Variational meta-reinforcement learning for social robotics

by Anand Ballou, Xavier Alameda-Pineda, and Chris Reinke

Applied Intelligence

Abstract: With the increasing presence of robots in our everyday environments, improving their social skills is of utmost importance. Nonetheless, social robotics still faces many challenges. One bottleneck is that robotic behaviors often need to be adapted, as social norms depend strongly on the environment. For example, a robot should navigate more carefully around patients in a hospital than around workers in an office. In this work, we investigate meta-reinforcement learning (metaRL) as a potential solution. Here, robot behaviors are learned via reinforcement learning, where a reward function needs to be chosen so that the robot learns an appropriate behavior for a given environment. We propose to use a variational meta-RL procedure that quickly adapts the robots’ behavior to new reward functions. As a result, in a new environment, different reward functions can be quickly evaluated and an appropriate one selected.
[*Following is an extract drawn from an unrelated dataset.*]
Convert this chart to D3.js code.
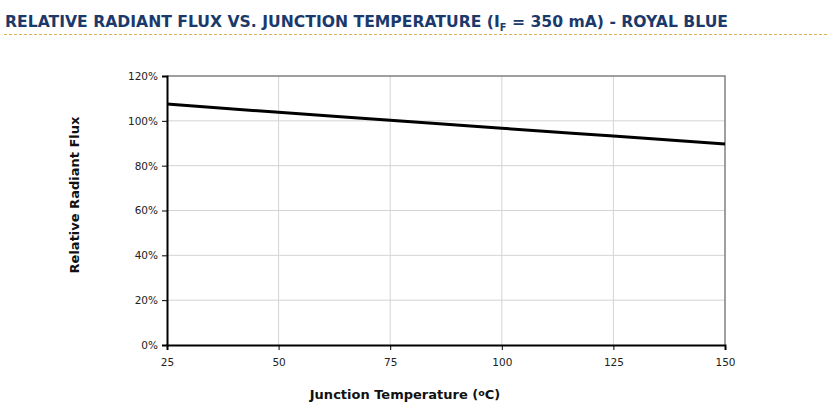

The procedure learns a vectorized representation for reward functions and a meta-policy that can be conditioned to such a representation. Given observations from a new reward function, the procedure identifies its representation and conditions the metapolicy to it. While investigating the procedure’s capabilities, we realized that it suffers from posterior collapse where only a subset of the dimensions in the representation encode useful information, resulting in reduced performance. Our second contribution, a radial basis function (RBF) layer, partially mitigates this negative effect. The RBF layer lifts the representation to a higher dimensional space, which is more easily exploitable for the meta-policy. We demonstrate the interest of the RBF layer and the usage of meta-RL for social robotics in four robotic simulation tasks.